## Material provided:

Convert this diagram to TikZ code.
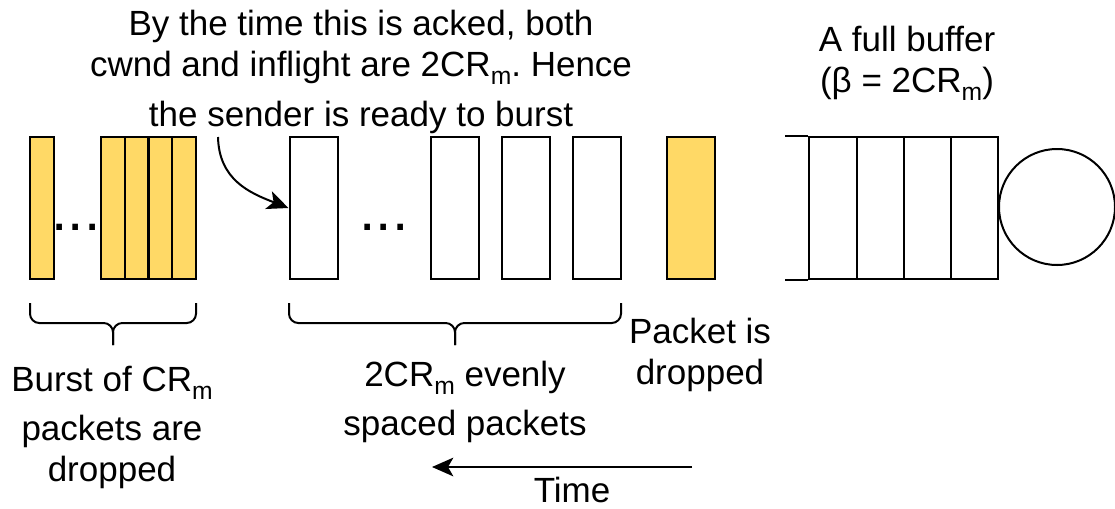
\documentclass[tikz,border=0pt]{standalone}
\usepackage{fontspec}
\setmainfont{Liberation Sans}
\usetikzlibrary{arrows.meta}
\definecolor{pktyellow}{HTML}{FFD966}
\newcommand\subtxt[1]{\raisebox{-6pt}{\fontsize{18.5pt}{18.5pt}\selectfont #1}}
\frenchspacing

\begin{document}
\begin{tikzpicture}[x=0.75pt, y=-0.75pt, line width=1.5pt,
    pkt/.style={rectangle, draw=black, inner sep=0pt, minimum width=36pt, minimum height=106.5pt},
    lost/.style={pkt, fill=pktyellow},
    lbl/.style={inner sep=0pt, anchor=north, align=center, font=\fontsize{26.25pt}{30.75pt}\selectfont},
    dots/.style={inner sep=0pt, anchor=base, font=\fontsize{44pt}{44pt}\selectfont},
    arr/.style={line width=1.5pt, -{Stealth[length=16pt, width=14pt, inset=4pt]}},
    brc/.style={line width=1.5pt, rounded corners=7pt}]
  \useasboundingbox (0,0) rectangle (1115,508);

  % dropped burst
  \node[lost, minimum width=18pt] (d0) at (42,208) {};
  \node[dots] (dl) at (76,230) {...};
  \foreach \i in {1,...,4}
    \node[lost, minimum width=17.81pt] (d\i) at (89.125+23.75*\i,208) {};

  % evenly spaced packets
  \node[pkt] (s1) at (313.5,208) {};
  \node[dots] (dm) at (384,230) {...};
  \node[pkt] (s2) at (455,208) {};
  \node[pkt] (s3) at (526,208) {};
  \node[pkt] (s4) at (597,208) {};
  \node[lost] (drop) at (691,208) {};

  % buffer, open on the left, and the server
  \foreach \i in {1,...,4}
    \node[pkt, minimum width=35.44pt] (b\i) at (785.75+47.25*\i,208) {};
  \draw (b1.north west) -- ++(-23,0);
  \draw (b1.south west) -- ++(-23,0);
  \node[circle, draw, inner sep=0pt, minimum size=87pt] (srv) at (1057,207) {};

  % braces
  \draw[brc] (30,303) |- (113,323) -- (113,345);
  \draw[brc] (196,303) |- (113,323) -- (113,345);
  \draw[brc] (289,303) |- (455,323) -- (455,345);
  \draw[brc] (621,303) |- (455,323) -- (455,345);

  \node[lbl] (ack) at (361,9) {By the time this is acked, both\\cwnd and inflight are 2CR\subtxt{m}. Hence\\[6.75pt]the sender is ready to burst};
  \coordinate (from) at (218,137);
  \draw[arr] (from) .. controls (219,180) and (250,193) .. (s1.west);

  \node[lbl] (full) at (907,25) {A full buffer\\(β = 2CR\subtxt{m})};
  \node[lbl] (burst) at (112,365) {Burst of CR\subtxt{m}\\[6pt]packets are\\dropped};
  \node[lbl] (even) at (465,360) {2CR\subtxt{m} evenly\\[6pt]spaced packets};
  \node[lbl] (dropped) at (700,317) {Packet is\\dropped};

  \node[lbl] (time) at (572,476) {Time};
  \coordinate (t0) at (692,467);
  \coordinate (t1) at (432,467);
  \draw[arr] (t0) -- (t1);
\end{tikzpicture}
\end{document}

## Stated goal:
Look at the listing and set down only the lines from its start through the line with "(250,193) .. (s1.west);", word for word and without pictures.

## The output:
Convert this diagram to TikZ code.
\documentclass[tikz,border=0pt]{standalone}
\usepackage{fontspec}
\setmainfont{Liberation Sans}
\usetikzlibrary{arrows.meta}
\definecolor{pktyellow}{HTML}{FFD966}
\newcommand\subtxt[1]{\raisebox{-6pt}{\fontsize{18.5pt}{18.5pt}\selectfont #1}}
\frenchspacing

\begin{document}
\begin{tikzpicture}[x=0.75pt, y=-0.75pt, line width=1.5pt,
    pkt/.style={rectangle, draw=black, inner sep=0pt, minimum width=36pt, minimum height=106.5pt},
    lost/.style={pkt, fill=pktyellow},
    lbl/.style={inner sep=0pt, anchor=north, align=center, font=\fontsize{26.25pt}{30.75pt}\selectfont},
    dots/.style={inner sep=0pt, anchor=base, font=\fontsize{44pt}{44pt}\selectfont},
    arr/.style={line width=1.5pt, -{Stealth[length=16pt, width=14pt, inset=4pt]}},
    brc/.style={line width=1.5pt, rounded corners=7pt}]
  \useasboundingbox (0,0) rectangle (1115,508);

  % dropped burst
  \node[lost, minimum width=18pt] (d0) at (42,208) {};
  \node[dots] (dl) at (76,230) {...};
  \foreach \i in {1,...,4}
    \node[lost, minimum width=17.81pt] (d\i) at (89.125+23.75*\i,208) {};

  % evenly spaced packets
  \node[pkt] (s1) at (313.5,208) {};
  \node[dots] (dm) at (384,230) {...};
  \node[pkt] (s2) at (455,208) {};
  \node[pkt] (s3) at (526,208) {};
  \node[pkt] (s4) at (597,208) {};
  \node[lost] (drop) at (691,208) {};

  % buffer, open on the left, and the server
  \foreach \i in {1,...,4}
    \node[pkt, minimum width=35.44pt] (b\i) at (785.75+47.25*\i,208) {};
  \draw (b1.north west) -- ++(-23,0);
  \draw (b1.south west) -- ++(-23,0);
  \node[circle, draw, inner sep=0pt, minimum size=87pt] (srv) at (1057,207) {};

  % braces
  \draw[brc] (30,303) |- (113,323) -- (113,345);
  \draw[brc] (196,303) |- (113,323) -- (113,345);
  \draw[brc] (289,303) |- (455,323) -- (455,345);
  \draw[brc] (621,303) |- (455,323) -- (455,345);

  \node[lbl] (ack) at (361,9) {By the time this is acked, both\\cwnd and inflight are 2CR\subtxt{m}. Hence\\[6.75pt]the sender is ready to burst};
  \coordinate (from) at (218,137);
  \draw[arr] (from) .. controls (219,180) and (250,193) .. (s1.west);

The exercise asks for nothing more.